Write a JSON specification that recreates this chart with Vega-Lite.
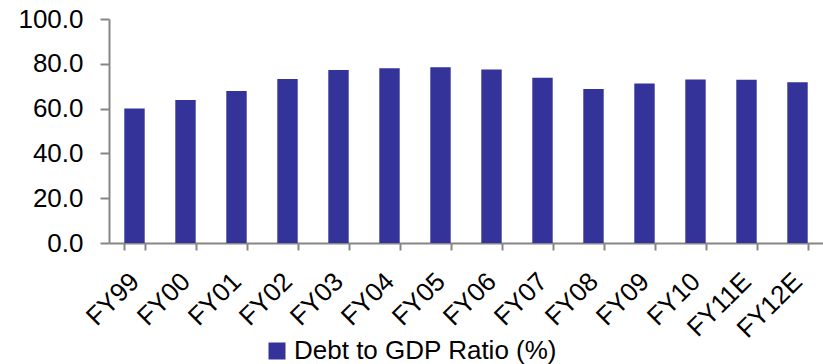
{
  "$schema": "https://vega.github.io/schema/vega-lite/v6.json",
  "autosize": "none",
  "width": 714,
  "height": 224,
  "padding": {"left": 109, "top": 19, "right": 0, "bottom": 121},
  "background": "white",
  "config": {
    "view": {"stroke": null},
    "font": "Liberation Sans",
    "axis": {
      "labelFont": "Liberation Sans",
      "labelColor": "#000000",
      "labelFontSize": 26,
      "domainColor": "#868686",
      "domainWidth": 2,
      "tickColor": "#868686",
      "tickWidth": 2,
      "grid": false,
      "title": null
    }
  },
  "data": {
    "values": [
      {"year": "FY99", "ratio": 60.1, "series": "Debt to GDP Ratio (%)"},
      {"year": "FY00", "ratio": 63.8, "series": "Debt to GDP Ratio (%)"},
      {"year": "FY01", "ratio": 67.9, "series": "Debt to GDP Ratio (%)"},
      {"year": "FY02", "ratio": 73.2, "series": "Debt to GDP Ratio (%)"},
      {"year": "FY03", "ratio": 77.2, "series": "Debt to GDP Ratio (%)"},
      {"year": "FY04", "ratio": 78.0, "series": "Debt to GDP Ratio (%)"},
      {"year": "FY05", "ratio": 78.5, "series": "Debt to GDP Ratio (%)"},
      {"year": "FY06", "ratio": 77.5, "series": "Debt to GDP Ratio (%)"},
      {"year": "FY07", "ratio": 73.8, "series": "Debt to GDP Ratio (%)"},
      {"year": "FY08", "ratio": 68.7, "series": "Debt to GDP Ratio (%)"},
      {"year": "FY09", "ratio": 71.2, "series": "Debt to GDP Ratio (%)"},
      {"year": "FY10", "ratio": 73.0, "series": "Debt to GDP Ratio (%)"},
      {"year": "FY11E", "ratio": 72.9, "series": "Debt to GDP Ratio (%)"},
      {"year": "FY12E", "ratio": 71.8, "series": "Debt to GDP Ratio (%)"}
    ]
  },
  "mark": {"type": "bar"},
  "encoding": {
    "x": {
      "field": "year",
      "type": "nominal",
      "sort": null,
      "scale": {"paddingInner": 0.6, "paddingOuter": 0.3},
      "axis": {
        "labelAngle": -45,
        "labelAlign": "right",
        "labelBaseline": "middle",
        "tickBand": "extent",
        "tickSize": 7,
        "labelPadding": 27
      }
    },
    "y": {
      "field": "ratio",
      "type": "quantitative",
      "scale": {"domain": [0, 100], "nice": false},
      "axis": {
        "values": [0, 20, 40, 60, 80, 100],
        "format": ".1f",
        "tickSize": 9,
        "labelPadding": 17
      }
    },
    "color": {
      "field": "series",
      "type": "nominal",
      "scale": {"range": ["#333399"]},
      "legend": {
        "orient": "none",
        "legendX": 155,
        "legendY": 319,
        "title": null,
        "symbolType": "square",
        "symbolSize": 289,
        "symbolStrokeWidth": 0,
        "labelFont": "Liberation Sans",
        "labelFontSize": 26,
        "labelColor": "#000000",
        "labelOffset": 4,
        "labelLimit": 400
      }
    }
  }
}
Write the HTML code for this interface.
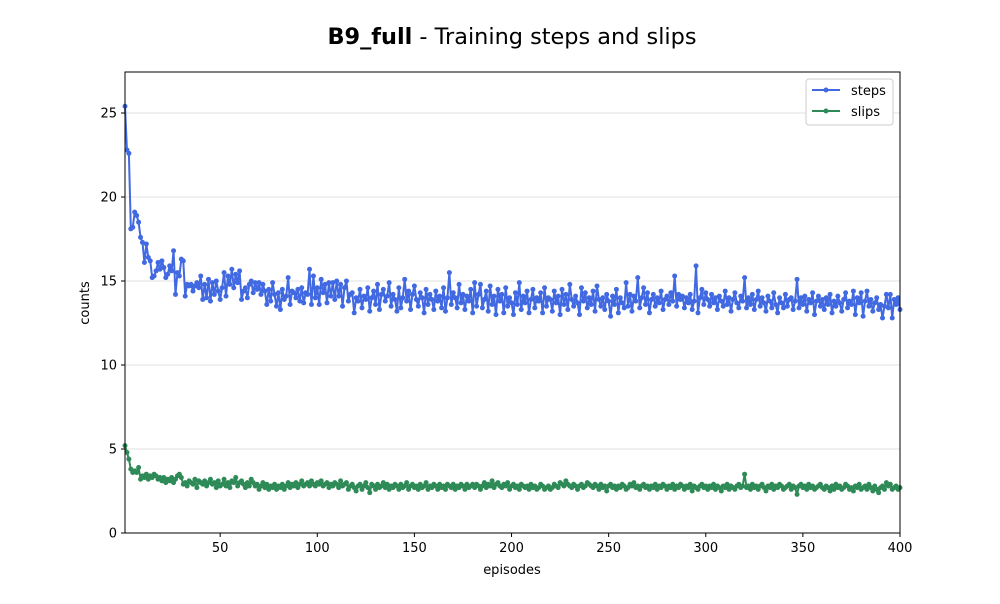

════

Leave out the pictures and return every record word for word.

*Response to the task*
Write a JSON specification that recreates this chart with Vega-Lite.
{
  "$schema": "https://vega.github.io/schema/vega-lite/v6.json",
  "autosize": "none",
  "width": 714,
  "height": 224,
  "padding": {"left": 109, "top": 19, "right": 0, "bottom": 121},
  "background": "white",
  "config": {
    "view": {"stroke": null},
    "font": "Liberation Sans",
    "axis": {
      "labelFont": "Liberation Sans",
      "labelColor": "#000000",
      "labelFontSize": 26,
      "domainColor": "#868686",
      "domainWidth": 2,
      "tickColor": "#868686",
      "tickWidth": 2,
      "grid": false,
      "title": null
    }
  },
  "data": {
    "values": [
      {"year": "FY99", "ratio": 60.1, "series": "Debt to GDP Ratio (%)"},
      {"year": "FY00", "ratio": 63.8, "series": "Debt to GDP Ratio (%)"},
      {"year": "FY01", "ratio": 67.9, "series": "Debt to GDP Ratio (%)"},
      {"year": "FY02", "ratio": 73.2, "series": "Debt to GDP Ratio (%)"},
      {"year": "FY03", "ratio": 77.2, "series": "Debt to GDP Ratio (%)"},
      {"year": "FY04", "ratio": 78.0, "series": "Debt to GDP Ratio (%)"},
      {"year": "FY05", "ratio": 78.5, "series": "Debt to GDP Ratio (%)"},
      {"year": "FY06", "ratio": 77.5, "series": "Debt to GDP Ratio (%)"},
      {"year": "FY07", "ratio": 73.8, "series": "Debt to GDP Ratio (%)"},
      {"year": "FY08", "ratio": 68.7, "series": "Debt to GDP Ratio (%)"},
      {"year": "FY09", "ratio": 71.2, "series": "Debt to GDP Ratio (%)"},
      {"year": "FY10", "ratio": 73.0, "series": "Debt to GDP Ratio (%)"},
      {"year": "FY11E", "ratio": 72.9, "series": "Debt to GDP Ratio (%)"},
      {"year": "FY12E", "ratio": 71.8, "series": "Debt to GDP Ratio (%)"}
    ]
  },
  "mark": {"type": "bar"},
  "encoding": {
    "x": {
      "field": "year",
      "type": "nominal",
      "sort": null,
      "scale": {"paddingInner": 0.6, "paddingOuter": 0.3},
      "axis": {
        "labelAngle": -45,
        "labelAlign": "right",
        "labelBaseline": "middle",
        "tickBand": "extent",
        "tickSize": 7,
        "labelPadding": 27
      }
    },
    "y": {
      "field": "ratio",
      "type": "quantitative",
      "scale": {"domain": [0, 100], "nice": false},
      "axis": {
        "values": [0, 20, 40, 60, 80, 100],
        "format": ".1f",
        "tickSize": 9,
        "labelPadding": 17
      }
    },
    "color": {
      "field": "series",
      "type": "nominal",
      "scale": {"range": ["#333399"]},
      "legend": {
        "orient": "none",
        "legendX": 155,
        "legendY": 319,
        "title": null,
        "symbolType": "square",
        "symbolSize": 289,
        "symbolStrokeWidth": 0,
        "labelFont": "Liberation Sans",
        "labelFontSize": 26,
        "labelColor": "#000000",
        "labelOffset": 4,
        "labelLimit": 400
      }
    }
  }
}
Write the HTML code for this interface.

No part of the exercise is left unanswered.